Forget Stranger Things, Netflix Just Dropped Its Perfect Replacement With 90% Tomatometer
And somehow it has connections to a famous superhero comic book.
Summary:
- Modern television’s mix of kids’ adventures and supernatural phenomena that they have to face proved its long-standing popularity thanks to shows like Wednesday and Stranger Things — but recently another series like this has made its way to Netflix.
- The plot comes from a DC comic book and revolves around two dead teenagers who decide to stay on Earth to investigate supernatural crimes.
- The show arrived on Netflix a couple of days ago, but already manages to garner raving reviews from both critics and viewers.
Over the course of the last several years, a mix of kids and paranormal reality that have to deal with has been working wonders for the biggest streaming services.
Proven by Stranger Things’ stunning success ever since its release back in 2016, the new TV formula isn’t actually that new and was initially put into a 33-year-old DC comic book. Now the latter’s plot has finally made its way to big screens and has just landed on Netflix.

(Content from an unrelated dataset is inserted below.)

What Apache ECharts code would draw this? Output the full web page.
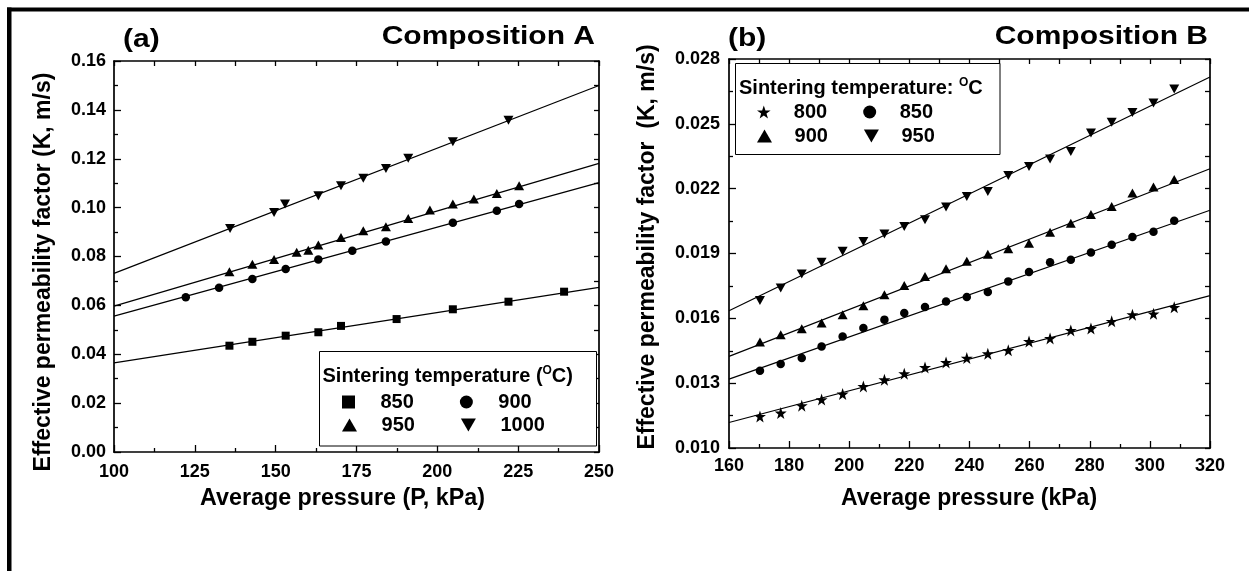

Dead Boy Detectives Is a Must-Watch If You Miss The Sandman
Based on Neil Gaiman ’s 1991 comic book The Sandman, Dead Boy Detectives is Netflix’s brand new horror show the name of which refers to a duo of two boarding school boys who, being in fact dead, decide not to stay in the afterlife and get back to the Earth to investigate crimes that have something to do with supernatural phenomena.
Edwin Paine and Charles Rowland, portrayed by George Rexstrew and Jayden Revri respectively, are actually strangers to each other due to the fact that both were murdered by bullies, but several decades apart — yet they somehow reunite in small town Port Townsend.
Though it’s been only a couple of days of the show’s thriving performance on the streaming, the first reviews look very promising for Dead Boy Detectives that already owns a score of 90% from the critics and 93% from the audience.
We probably won’t get to wait too long to see the series somewhere on the heights of Netflix’s top.
The brand new series seems to be continuing the career path of horror vet Steve Yockey who also got to be a writer and producer for the 2005’s iconic show Supernatural starring Jared Padalecki and Jensen Ackles.
It also may draw the attention of those who were never enough with brilliant series like Wednesday (the upcoming season of which will take quite a long time to arrive for now) or The Chilling Adventures of Sabrina.